School of Chemical and Process Engineering, University of Leeds

Abstract

The utilization of petroleum derived diesel and gasoline in transport, machinery and small power generation sectors, contributes a substantial proportion of global greenhouse gas emissions. Whilst there has been rapid progress in the uptake of electric vehicles and renewable off-grid power sources, liquid fuels are likely to be used for some decades to come. It is therefore important, where possible, to displace petroleum derived liquid fuels with lower carbon alternatives. To date, liquid biofuels have formed the largest displacement, with ethanol and FAME (Fatty acid methyl esters) being the most commonly used. It is important however, to consider the wider sustainability impacts of alternative fuels, including land-use change and possible air quality impacts. For this reason, the EU is stipulating that a proportion of biofuels for the transport sector should contain advanced biofuel components. These are fuels produced from either waste products, or from dedicated energy crops that do not lead to deforestation or competition with land use for food production. Such feedstocks are likely to be lignocellulosic in nature and thus, the production of liquid fuels becomes more challenging than for first generation biofuels. The resulting fuels may be more complex in nature than commonly used biofuels such as ethanol and FAME. On the other hand, the ability to create mixtures of biofuel components offers the facility to tailor the blends in order to optimize their performance properties. It follows that, as we move to larger proportions of advanced biofuels in liquid fuel blends, we need to understand their performance when utilized in different engine environments as well as the impact that their blending with traditional fuels has on tailpipe emissions.

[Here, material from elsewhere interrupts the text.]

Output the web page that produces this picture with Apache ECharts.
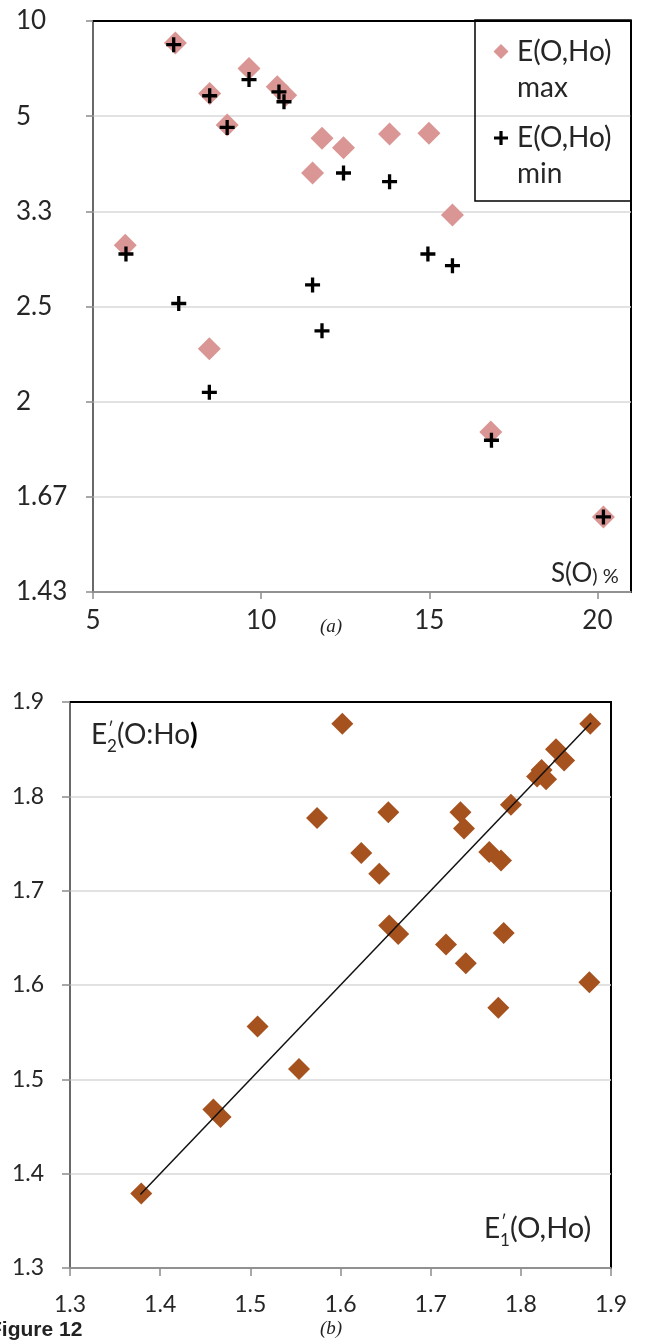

The presentation will discuss the wide range of requirements for drop-in alternative fuel replacements, both from the point of view of physical and combustion properties, and emissions. Examples will be presented based on both experimental and modelling studies. On a more fundamental level, the impact of the chemical structure of oxygenated biofuels on combustion performance will be discussed. The presentation will also investigate the suitability of available tools for the generation of detailed chemical mechanisms for describing the oxidation of complex oxygenated fuel blends, via case studies for both alcohols and mixtures of alkyl levulinates, ethers and alcohols. It will ask the question as to whether we can develop combustion models which can assist in the optimization of biofuel blend selection for new fuels. The importance of fundamental data of relevance to the functional groups present in advanced biofuels will be discussed, as well as the importance of suitable blending rules for predicting a range of blend properties.

 

Biography:

Alison Tomlin is Professor of Environmental Modelling in the School of Chemical and Process Engineering at the University of Leeds. She obtained her PhD from the School of Chemistry at Leeds and subsequently held Post-Doctoral positions at Leeds and Princeton Universities before joining the Department of Fuel and Energy at Leeds as a lecturer in 1994.  Her research interests cover a range of topics from the combustion of low carbon fuels, to the air quality impacts of combustion and city wide assessments of low carbon renewable potential. The development of high resolution, detailed models underlies the work, including methods for tracking uncertainties within model predictions. She was joint editor of "The Proceedings of the Combustion Institute" from 2012-2018 and has co-authored a book entitled "The Analysis of Kinetic Reaction Mechanisms" with Tamas Turányi from Eötvos Lorand University in Budapest. She is currently leading the EPSRC-SFI funded project “Tailored Production and Utilisation of Sustainable Low Cost Lignocellulosic Advanced Biofuel Blends as Diesel and Petrol Substitutes: SusLABB” jointly with Stephen Dooley from Trinity College Dublin.